Member of Parliament for Puttalam
- In office 1989–1994

Personal details
- Born: A. H. M. Ashoka Premlal Wadigamangawa 1 July 1952 Anamaduwa, Dominion of Ceylon
- Died: 5 July 2020 (aged 68) Wariyapola, Sri Lanka
- Party: Samagi Jana Balawegaya
- Other political affiliations: Sri Lanka Freedom Party United People's Freedom Alliance United National Party
- Occupation: politician

= Ashoka Wadigamangawa =

Sri Lankan politician (1952–2020)

A. H. M. Ashoka Premlal Wadigamangawa also spelt as Asoka Wadigamangawa (අශෝක වඩිගමංගාව) (அசோக வடிகமங்காவ) (7 January 1952 – 5 July 2020) was a Sri Lankan politician and parliamentarian. He represented the United National Party, Sri Lanka Freedom Party and United People's Freedom Alliance during his political career.

== Career ==

Ashoka first entered the Parliament of Sri Lanka in 1989 representing the UNP from the Puttalam District. He last entered the parliament in 1994 from the Puttalam District.

He left the UNP party and joined the United People's Freedom Alliance party and was appointed to the North Western Provincial Council by the then President Mahinda Rajapaksa.

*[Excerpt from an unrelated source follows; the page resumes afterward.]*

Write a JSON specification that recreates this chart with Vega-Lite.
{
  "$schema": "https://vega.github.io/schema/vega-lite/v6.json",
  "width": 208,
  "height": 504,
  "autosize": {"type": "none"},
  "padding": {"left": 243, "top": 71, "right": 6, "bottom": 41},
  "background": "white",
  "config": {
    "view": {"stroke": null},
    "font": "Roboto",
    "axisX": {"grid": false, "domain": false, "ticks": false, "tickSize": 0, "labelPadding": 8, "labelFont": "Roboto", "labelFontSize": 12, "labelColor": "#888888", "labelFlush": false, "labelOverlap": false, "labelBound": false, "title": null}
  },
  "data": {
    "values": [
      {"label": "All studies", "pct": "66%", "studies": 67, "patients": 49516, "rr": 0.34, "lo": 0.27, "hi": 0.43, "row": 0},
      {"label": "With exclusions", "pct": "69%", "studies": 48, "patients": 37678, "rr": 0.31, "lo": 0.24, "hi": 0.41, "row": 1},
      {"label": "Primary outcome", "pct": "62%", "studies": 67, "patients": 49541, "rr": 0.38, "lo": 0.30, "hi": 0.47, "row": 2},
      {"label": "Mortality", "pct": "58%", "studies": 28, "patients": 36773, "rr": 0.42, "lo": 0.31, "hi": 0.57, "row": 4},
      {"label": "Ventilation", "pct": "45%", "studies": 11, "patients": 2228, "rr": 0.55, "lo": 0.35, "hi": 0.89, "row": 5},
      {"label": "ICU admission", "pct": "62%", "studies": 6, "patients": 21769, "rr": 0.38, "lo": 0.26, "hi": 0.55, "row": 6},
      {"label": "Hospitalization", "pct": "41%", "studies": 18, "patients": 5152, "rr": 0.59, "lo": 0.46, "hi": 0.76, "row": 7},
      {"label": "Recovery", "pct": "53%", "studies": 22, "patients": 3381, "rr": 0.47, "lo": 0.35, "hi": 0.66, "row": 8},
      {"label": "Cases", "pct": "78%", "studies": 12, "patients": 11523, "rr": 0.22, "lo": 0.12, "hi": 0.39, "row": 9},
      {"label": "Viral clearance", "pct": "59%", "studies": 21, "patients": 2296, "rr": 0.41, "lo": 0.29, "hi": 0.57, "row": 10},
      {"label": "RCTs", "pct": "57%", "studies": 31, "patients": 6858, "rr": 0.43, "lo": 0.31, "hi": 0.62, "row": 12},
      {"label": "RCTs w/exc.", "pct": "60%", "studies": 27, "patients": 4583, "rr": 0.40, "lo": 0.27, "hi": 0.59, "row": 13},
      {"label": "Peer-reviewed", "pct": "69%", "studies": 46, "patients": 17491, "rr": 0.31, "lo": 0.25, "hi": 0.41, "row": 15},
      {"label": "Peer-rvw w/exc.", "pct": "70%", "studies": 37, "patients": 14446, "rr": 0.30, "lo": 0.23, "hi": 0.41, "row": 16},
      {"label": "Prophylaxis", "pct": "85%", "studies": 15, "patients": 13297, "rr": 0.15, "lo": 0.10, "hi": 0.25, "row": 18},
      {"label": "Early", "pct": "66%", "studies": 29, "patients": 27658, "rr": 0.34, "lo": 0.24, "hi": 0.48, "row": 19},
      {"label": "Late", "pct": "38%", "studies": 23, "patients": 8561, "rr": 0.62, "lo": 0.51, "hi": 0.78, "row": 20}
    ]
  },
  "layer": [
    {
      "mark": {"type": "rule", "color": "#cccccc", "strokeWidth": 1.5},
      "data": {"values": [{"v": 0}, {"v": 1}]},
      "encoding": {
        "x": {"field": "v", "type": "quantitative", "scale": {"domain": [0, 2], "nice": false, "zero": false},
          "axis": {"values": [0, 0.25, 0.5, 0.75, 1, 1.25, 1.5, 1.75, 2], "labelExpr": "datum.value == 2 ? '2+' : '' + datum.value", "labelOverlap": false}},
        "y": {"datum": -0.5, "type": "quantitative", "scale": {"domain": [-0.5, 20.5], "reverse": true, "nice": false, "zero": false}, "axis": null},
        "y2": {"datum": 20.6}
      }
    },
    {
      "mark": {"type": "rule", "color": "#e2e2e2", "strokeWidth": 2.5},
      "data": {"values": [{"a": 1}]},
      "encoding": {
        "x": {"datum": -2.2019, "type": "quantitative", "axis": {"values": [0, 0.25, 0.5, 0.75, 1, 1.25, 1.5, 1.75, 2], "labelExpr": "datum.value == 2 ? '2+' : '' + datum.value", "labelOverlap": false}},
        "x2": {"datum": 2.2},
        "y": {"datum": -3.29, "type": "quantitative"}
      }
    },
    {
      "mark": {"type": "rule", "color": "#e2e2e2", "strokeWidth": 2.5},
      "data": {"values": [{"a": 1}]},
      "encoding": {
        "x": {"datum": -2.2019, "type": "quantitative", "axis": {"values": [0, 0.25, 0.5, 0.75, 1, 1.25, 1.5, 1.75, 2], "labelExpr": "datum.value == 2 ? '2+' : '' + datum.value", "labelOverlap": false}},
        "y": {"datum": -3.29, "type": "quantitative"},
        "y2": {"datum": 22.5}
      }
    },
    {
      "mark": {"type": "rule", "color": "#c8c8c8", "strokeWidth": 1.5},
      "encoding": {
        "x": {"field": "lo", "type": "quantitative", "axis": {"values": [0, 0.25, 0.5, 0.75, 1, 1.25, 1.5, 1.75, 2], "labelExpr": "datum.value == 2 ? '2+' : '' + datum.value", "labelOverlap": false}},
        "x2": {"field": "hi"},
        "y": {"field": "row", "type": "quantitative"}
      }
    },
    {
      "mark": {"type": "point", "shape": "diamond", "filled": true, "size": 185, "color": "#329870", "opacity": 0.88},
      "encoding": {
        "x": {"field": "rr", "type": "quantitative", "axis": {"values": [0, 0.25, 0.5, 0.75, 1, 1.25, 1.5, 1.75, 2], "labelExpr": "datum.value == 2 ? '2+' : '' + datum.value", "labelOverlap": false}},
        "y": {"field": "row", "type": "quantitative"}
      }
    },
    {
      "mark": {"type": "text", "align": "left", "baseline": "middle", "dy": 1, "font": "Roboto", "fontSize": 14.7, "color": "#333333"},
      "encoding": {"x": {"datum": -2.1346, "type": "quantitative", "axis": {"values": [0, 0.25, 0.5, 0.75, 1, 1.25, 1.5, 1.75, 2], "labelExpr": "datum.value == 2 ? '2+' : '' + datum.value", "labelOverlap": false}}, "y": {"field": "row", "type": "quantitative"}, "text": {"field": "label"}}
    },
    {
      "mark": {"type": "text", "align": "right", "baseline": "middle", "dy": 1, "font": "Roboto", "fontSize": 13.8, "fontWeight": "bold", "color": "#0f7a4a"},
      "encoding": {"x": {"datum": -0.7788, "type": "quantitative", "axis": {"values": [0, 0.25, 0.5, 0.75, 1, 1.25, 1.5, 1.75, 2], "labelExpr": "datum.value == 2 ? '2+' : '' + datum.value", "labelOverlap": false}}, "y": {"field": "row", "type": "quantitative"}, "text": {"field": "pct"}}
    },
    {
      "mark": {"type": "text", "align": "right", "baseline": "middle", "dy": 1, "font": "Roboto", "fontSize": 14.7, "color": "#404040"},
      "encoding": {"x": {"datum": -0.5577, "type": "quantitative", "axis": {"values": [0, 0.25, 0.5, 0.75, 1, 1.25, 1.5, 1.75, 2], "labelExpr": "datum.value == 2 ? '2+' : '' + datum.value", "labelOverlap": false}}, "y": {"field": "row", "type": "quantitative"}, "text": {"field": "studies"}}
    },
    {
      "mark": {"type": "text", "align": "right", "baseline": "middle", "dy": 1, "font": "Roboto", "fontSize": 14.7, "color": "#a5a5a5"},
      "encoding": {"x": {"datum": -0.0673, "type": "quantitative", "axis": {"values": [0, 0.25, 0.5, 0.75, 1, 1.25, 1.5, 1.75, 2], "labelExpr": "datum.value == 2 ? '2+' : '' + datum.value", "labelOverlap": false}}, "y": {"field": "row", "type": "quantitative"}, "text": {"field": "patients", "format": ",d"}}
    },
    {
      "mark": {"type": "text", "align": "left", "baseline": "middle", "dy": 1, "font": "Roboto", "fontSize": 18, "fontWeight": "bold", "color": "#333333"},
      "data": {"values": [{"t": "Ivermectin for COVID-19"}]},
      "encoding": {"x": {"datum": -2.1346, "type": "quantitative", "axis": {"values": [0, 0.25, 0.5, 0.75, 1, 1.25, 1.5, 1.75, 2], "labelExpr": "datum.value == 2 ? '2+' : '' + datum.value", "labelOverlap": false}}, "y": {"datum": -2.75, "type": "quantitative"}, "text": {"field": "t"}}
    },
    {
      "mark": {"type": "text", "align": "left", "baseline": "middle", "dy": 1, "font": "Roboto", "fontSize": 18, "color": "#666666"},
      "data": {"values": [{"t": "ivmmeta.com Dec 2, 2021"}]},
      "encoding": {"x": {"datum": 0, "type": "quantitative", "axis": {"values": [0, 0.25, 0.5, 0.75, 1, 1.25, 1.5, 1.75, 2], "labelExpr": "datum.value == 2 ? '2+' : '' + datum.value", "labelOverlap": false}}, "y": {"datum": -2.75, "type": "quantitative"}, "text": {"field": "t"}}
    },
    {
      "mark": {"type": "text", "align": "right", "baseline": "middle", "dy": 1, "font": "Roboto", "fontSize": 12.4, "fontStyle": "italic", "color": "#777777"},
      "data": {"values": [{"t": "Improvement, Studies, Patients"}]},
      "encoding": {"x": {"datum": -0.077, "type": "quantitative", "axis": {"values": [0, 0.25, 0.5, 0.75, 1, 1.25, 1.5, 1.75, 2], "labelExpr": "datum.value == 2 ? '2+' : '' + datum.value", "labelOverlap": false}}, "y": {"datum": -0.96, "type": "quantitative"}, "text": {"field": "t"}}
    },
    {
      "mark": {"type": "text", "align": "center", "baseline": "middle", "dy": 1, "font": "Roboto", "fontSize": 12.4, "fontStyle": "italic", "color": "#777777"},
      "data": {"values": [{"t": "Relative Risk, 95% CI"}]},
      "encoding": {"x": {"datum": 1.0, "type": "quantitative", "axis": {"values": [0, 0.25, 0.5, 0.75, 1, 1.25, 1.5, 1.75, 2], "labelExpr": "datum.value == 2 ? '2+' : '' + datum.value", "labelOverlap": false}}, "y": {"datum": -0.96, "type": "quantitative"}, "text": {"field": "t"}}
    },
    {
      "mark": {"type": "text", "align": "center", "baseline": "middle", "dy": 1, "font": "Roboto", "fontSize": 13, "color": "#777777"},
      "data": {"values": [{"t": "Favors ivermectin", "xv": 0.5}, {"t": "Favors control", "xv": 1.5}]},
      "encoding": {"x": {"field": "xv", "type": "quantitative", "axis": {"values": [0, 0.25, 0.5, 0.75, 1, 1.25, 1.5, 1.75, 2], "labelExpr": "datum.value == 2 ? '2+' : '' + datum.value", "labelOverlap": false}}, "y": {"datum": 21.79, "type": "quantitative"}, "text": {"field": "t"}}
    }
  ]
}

He then switched his support to Sri Lanka Freedom Party in the 2015 presidential election. In January 2018, he was appointed as the party organiser in the Puttalam District by the then president Maithripala Sirisena. He also contested as one of the independent candidates during the 2019 presidential election and received approximately 2924 votes during the election. Later he joined Samagi Jana Balawegaya which was founded in February 2020.

== Death ==

On 5 July 2020, Ashoka died in a road accident at Maragasgolla, Padeniya on the Kurunegala-Puttalam main road at the age of 68.
He was admitted in a hospital in Wariyapola after succumbing to critical injuries. He was travelling in his car which collided with a lorry in Padeniya junction. He was supposed to contest for the Samagi Jana Balawegaya in the 2020 parliamentary election from Puttalam District.